→ What to do
Emit the data below verbatim, stripping out any pictures.

→ Available data
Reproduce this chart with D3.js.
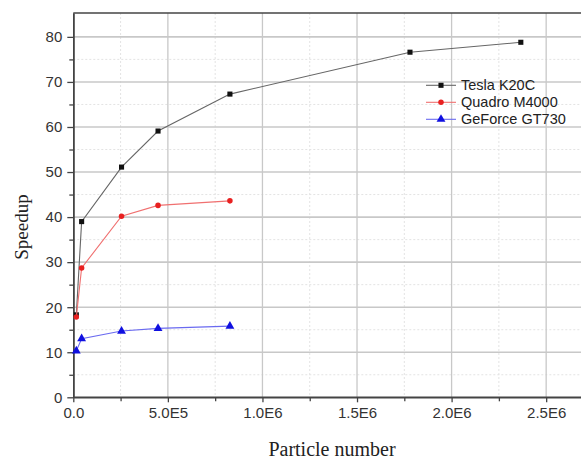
<!DOCTYPE html>
<html><head><meta charset="utf-8">
<script src="https://cdn.jsdelivr.net/npm/d3@7"></script>
<style>body{margin:0;background:#fff}</style>
</head><body>
<svg id="c" width="581" height="459"></svg>
<script>
const particles = [1.6e4, 4.4e4, 2.55e5, 4.48e5, 8.28e5, 1.78e6, 2.366e6];
const teslaK20C = [18.3, 39.0, 51.1, 59.1, 67.3, 76.6, 78.8];
const quadroM4000 = [17.8, 28.7, 40.2, 42.6, 43.6];
const geforceGT730 = [10.3, 13.0, 14.7, 15.3, 15.8];
const seriesNames = ["Tesla K20C", "Quadro M4000", "GeForce GT730"];
const xTicks = [0, 5e5, 1e6, 1.5e6, 2e6, 2.5e6];
const xTickLabels = ["0.0", "5.0E5", "1.0E6", "1.5E6", "2.0E6", "2.5E6"];
const yTicks = [0, 10, 20, 30, 40, 50, 60, 70, 80];

const svg = d3.select("#c");
const L = 73.3, R = 584, T = 13, B = 397.3;
const x = d3.scaleLinear().domain([0, 2.7e6]).range([L, R]);
const y = d3.scaleLinear().domain([0, 85.3]).range([B, T]);

const minorX = d3.range(2.5e5, 2.7e6, 5e5);
const minorY = d3.range(5, 85, 10);

// minor grid
svg.append("g").selectAll("line.mx").data(minorX).join("line")
  .attr("x1", d => x(d)).attr("x2", d => x(d)).attr("y1", T).attr("y2", B)
  .attr("stroke", "#e3e3e3").attr("stroke-width", 1).attr("stroke-dasharray", "2,2");
svg.append("g").selectAll("line.my").data(minorY).join("line")
  .attr("y1", d => y(d)).attr("y2", d => y(d)).attr("x1", L).attr("x2", 581)
  .attr("stroke", "#e3e3e3").attr("stroke-width", 1).attr("stroke-dasharray", "2,2");
// major grid
svg.append("g").selectAll("line").data(xTicks.slice(1)).join("line")
  .attr("x1", d => x(d)).attr("x2", d => x(d)).attr("y1", T).attr("y2", B)
  .attr("stroke", "#c8c8c8").attr("stroke-width", 1.3);
svg.append("g").selectAll("line").data(yTicks.slice(1)).join("line")
  .attr("y1", d => y(d)).attr("y2", d => y(d)).attr("x1", L).attr("x2", 581)
  .attr("stroke", "#c8c8c8").attr("stroke-width", 1.6);

// axes
const fontTick = "Liberation Sans, Arial, sans-serif";
const xAxis = svg.append("g").attr("transform", `translate(0,${B})`)
  .call(d3.axisBottom(x).tickValues(xTicks).tickFormat((d, i) => xTickLabels[i]).tickSize(5).tickSizeOuter(0).tickPadding(5));
const xMinor = svg.append("g").attr("transform", `translate(0,${B})`)
  .call(d3.axisBottom(x).tickValues(minorX).tickFormat("").tickSize(4).tickSizeOuter(0));
const yAxis = svg.append("g").attr("transform", `translate(${L},0)`)
  .call(d3.axisLeft(y).tickValues(yTicks).tickSize(6).tickSizeOuter(0).tickPadding(5));
const yMinor = svg.append("g").attr("transform", `translate(${L},0)`)
  .call(d3.axisLeft(y).tickValues(minorY).tickFormat("").tickSize(4).tickSizeOuter(0));
[xAxis, xMinor, yAxis, yMinor].forEach(g => {
  g.select(".domain").attr("stroke", "#444").attr("stroke-width", 1.5);
  g.selectAll(".tick line").attr("stroke", "#444").attr("stroke-width", 1.3);
  g.selectAll("text").attr("font-family", fontTick).attr("font-size", 15).attr("fill", "#333");
});
xAxis.select(".domain").attr("d", `M${L},0H581`);
// top border
svg.append("line").attr("x1", L).attr("x2", 581).attr("y1", T).attr("y2", T)
  .attr("stroke", "#444").attr("stroke-width", 1.5);

// series
const colors = ["#111", "#e82020", "#1010e0"];
const lineColors = ["#666", "#f07070", "#6a6af0"];
const data = [teslaK20C, quadroM4000, geforceGT730];
const symbols = [d3.symbolSquare, d3.symbolCircle, d3.symbolTriangle];
const symSizes = [26, 24, 34];
const line = d3.line().x(d => x(d[0])).y(d => y(d[1]));
data.forEach((vals, s) => {
  const pts = vals.map((v, i) => [particles[i], v]);
  svg.append("path").datum(pts).attr("d", line).attr("fill", "none")
    .attr("stroke", lineColors[s]).attr("stroke-width", 1.1);
  svg.append("g").selectAll("path").data(pts).join("path")
    .attr("transform", d => `translate(${x(d[0])},${y(d[1])})`)
    .attr("d", d3.symbol().type(symbols[s]).size(symSizes[s]))
    .attr("fill", colors[s]);
});

// legend
const lg = svg.append("g");
seriesNames.forEach((n, i) => {
  const yy = 85.3 + i * 17;
  lg.append("line").attr("x1", 426).attr("x2", 456).attr("y1", yy).attr("y2", yy)
    .attr("stroke", lineColors[i]).attr("stroke-width", 1.1);
  lg.append("path").attr("transform", `translate(441,${yy})`)
    .attr("d", d3.symbol().type(symbols[i]).size(symSizes[i]))
    .attr("fill", colors[i]);
  lg.append("text").attr("x", 461).attr("y", yy + 5).text(n)
    .attr("font-family", fontTick).attr("font-size", 14.5).attr("fill", "#222");
});

// axis titles
svg.append("text").attr("x", 332).attr("y", 456).attr("text-anchor", "middle")
  .attr("font-family", "Liberation Serif, Times New Roman, serif").attr("font-size", 20)
  .attr("fill", "#222").text("Particle number");
svg.append("text").attr("transform", "translate(28,227) rotate(-90)").attr("text-anchor", "middle")
  .attr("font-family", "Liberation Serif, Times New Roman, serif").attr("font-size", 19)
  .attr("fill", "#222").text("Speedup");
</script>
</body></html>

→ Answer
Reproduce this chart with D3.js.
<!DOCTYPE html>
<html><head><meta charset="utf-8">
<script src="https://cdn.jsdelivr.net/npm/d3@7"></script>
<style>body{margin:0;background:#fff}</style>
</head><body>
<svg id="c" width="581" height="459"></svg>
<script>
const particles = [1.6e4, 4.4e4, 2.55e5, 4.48e5, 8.28e5, 1.78e6, 2.366e6];
const teslaK20C = [18.3, 39.0, 51.1, 59.1, 67.3, 76.6, 78.8];
const quadroM4000 = [17.8, 28.7, 40.2, 42.6, 43.6];
const geforceGT730 = [10.3, 13.0, 14.7, 15.3, 15.8];
const seriesNames = ["Tesla K20C", "Quadro M4000", "GeForce GT730"];
const xTicks = [0, 5e5, 1e6, 1.5e6, 2e6, 2.5e6];
const xTickLabels = ["0.0", "5.0E5", "1.0E6", "1.5E6", "2.0E6", "2.5E6"];
const yTicks = [0, 10, 20, 30, 40, 50, 60, 70, 80];

const svg = d3.select("#c");
const L = 73.3, R = 584, T = 13, B = 397.3;
const x = d3.scaleLinear().domain([0, 2.7e6]).range([L, R]);
const y = d3.scaleLinear().domain([0, 85.3]).range([B, T]);

const minorX = d3.range(2.5e5, 2.7e6, 5e5);
const minorY = d3.range(5, 85, 10);

// minor grid
svg.append("g").selectAll("line.mx").data(minorX).join("line")
  .attr("x1", d => x(d)).attr("x2", d => x(d)).attr("y1", T).attr("y2", B)
  .attr("stroke", "#e3e3e3").attr("stroke-width", 1).attr("stroke-dasharray", "2,2");
svg.append("g").selectAll("line.my").data(minorY).join("line")
  .attr("y1", d => y(d)).attr("y2", d => y(d)).attr("x1", L).attr("x2", 581)
  .attr("stroke", "#e3e3e3").attr("stroke-width", 1).attr("stroke-dasharray", "2,2");
// major grid
svg.append("g").selectAll("line").data(xTicks.slice(1)).join("line")
  .attr("x1", d => x(d)).attr("x2", d => x(d)).attr("y1", T).attr("y2", B)
  .attr("stroke", "#c8c8c8").attr("stroke-width", 1.3);
svg.append("g").selectAll("line").data(yTicks.slice(1)).join("line")
  .attr("y1", d => y(d)).attr("y2", d => y(d)).attr("x1", L).attr("x2", 581)
  .attr("stroke", "#c8c8c8").attr("stroke-width", 1.6);

// axes
const fontTick = "Liberation Sans, Arial, sans-serif";
const xAxis = svg.append("g").attr("transform", `translate(0,${B})`)
  .call(d3.axisBottom(x).tickValues(xTicks).tickFormat((d, i) => xTickLabels[i]).tickSize(5).tickSizeOuter(0).tickPadding(5));
const xMinor = svg.append("g").attr("transform", `translate(0,${B})`)
  .call(d3.axisBottom(x).tickValues(minorX).tickFormat("").tickSize(4).tickSizeOuter(0));
const yAxis = svg.append("g").attr("transform", `translate(${L},0)`)
  .call(d3.axisLeft(y).tickValues(yTicks).tickSize(6).tickSizeOuter(0).tickPadding(5));
const yMinor = svg.append("g").attr("transform", `translate(${L},0)`)
  .call(d3.axisLeft(y).tickValues(minorY).tickFormat("").tickSize(4).tickSizeOuter(0));
[xAxis, xMinor, yAxis, yMinor].forEach(g => {
  g.select(".domain").attr("stroke", "#444").attr("stroke-width", 1.5);
  g.selectAll(".tick line").attr("stroke", "#444").attr("stroke-width", 1.3);
  g.selectAll("text").attr("font-family", fontTick).attr("font-size", 15).attr("fill", "#333");
});
xAxis.select(".domain").attr("d", `M${L},0H581`);
// top border
svg.append("line").attr("x1", L).attr("x2", 581).attr("y1", T).attr("y2", T)
  .attr("stroke", "#444").attr("stroke-width", 1.5);

// series
const colors = ["#111", "#e82020", "#1010e0"];
const lineColors = ["#666", "#f07070", "#6a6af0"];
const data = [teslaK20C, quadroM4000, geforceGT730];
const symbols = [d3.symbolSquare, d3.symbolCircle, d3.symbolTriangle];
const symSizes = [26, 24, 34];
const line = d3.line().x(d => x(d[0])).y(d => y(d[1]));
data.forEach((vals, s) => {
  const pts = vals.map((v, i) => [particles[i], v]);
  svg.append("path").datum(pts).attr("d", line).attr("fill", "none")
    .attr("stroke", lineColors[s]).attr("stroke-width", 1.1);
  svg.append("g").selectAll("path").data(pts).join("path")
    .attr("transform", d => `translate(${x(d[0])},${y(d[1])})`)
    .attr("d", d3.symbol().type(symbols[s]).size(symSizes[s]))
    .attr("fill", colors[s]);
});

// legend
const lg = svg.append("g");
seriesNames.forEach((n, i) => {
  const yy = 85.3 + i * 17;
  lg.append("line").attr("x1", 426).attr("x2", 456).attr("y1", yy).attr("y2", yy)
    .attr("stroke", lineColors[i]).attr("stroke-width", 1.1);
  lg.append("path").attr("transform", `translate(441,${yy})`)
    .attr("d", d3.symbol().type(symbols[i]).size(symSizes[i]))
    .attr("fill", colors[i]);
  lg.append("text").attr("x", 461).attr("y", yy + 5).text(n)
    .attr("font-family", fontTick).attr("font-size", 14.5).attr("fill", "#222");
});

// axis titles
svg.append("text").attr("x", 332).attr("y", 456).attr("text-anchor", "middle")
  .attr("font-family", "Liberation Serif, Times New Roman, serif").attr("font-size", 20)
  .attr("fill", "#222").text("Particle number");
svg.append("text").attr("transform", "translate(28,227) rotate(-90)").attr("text-anchor", "middle")
  .attr("font-family", "Liberation Serif, Times New Roman, serif").attr("font-size", 19)
  .attr("fill", "#222").text("Speedup");
</script>
</body></html>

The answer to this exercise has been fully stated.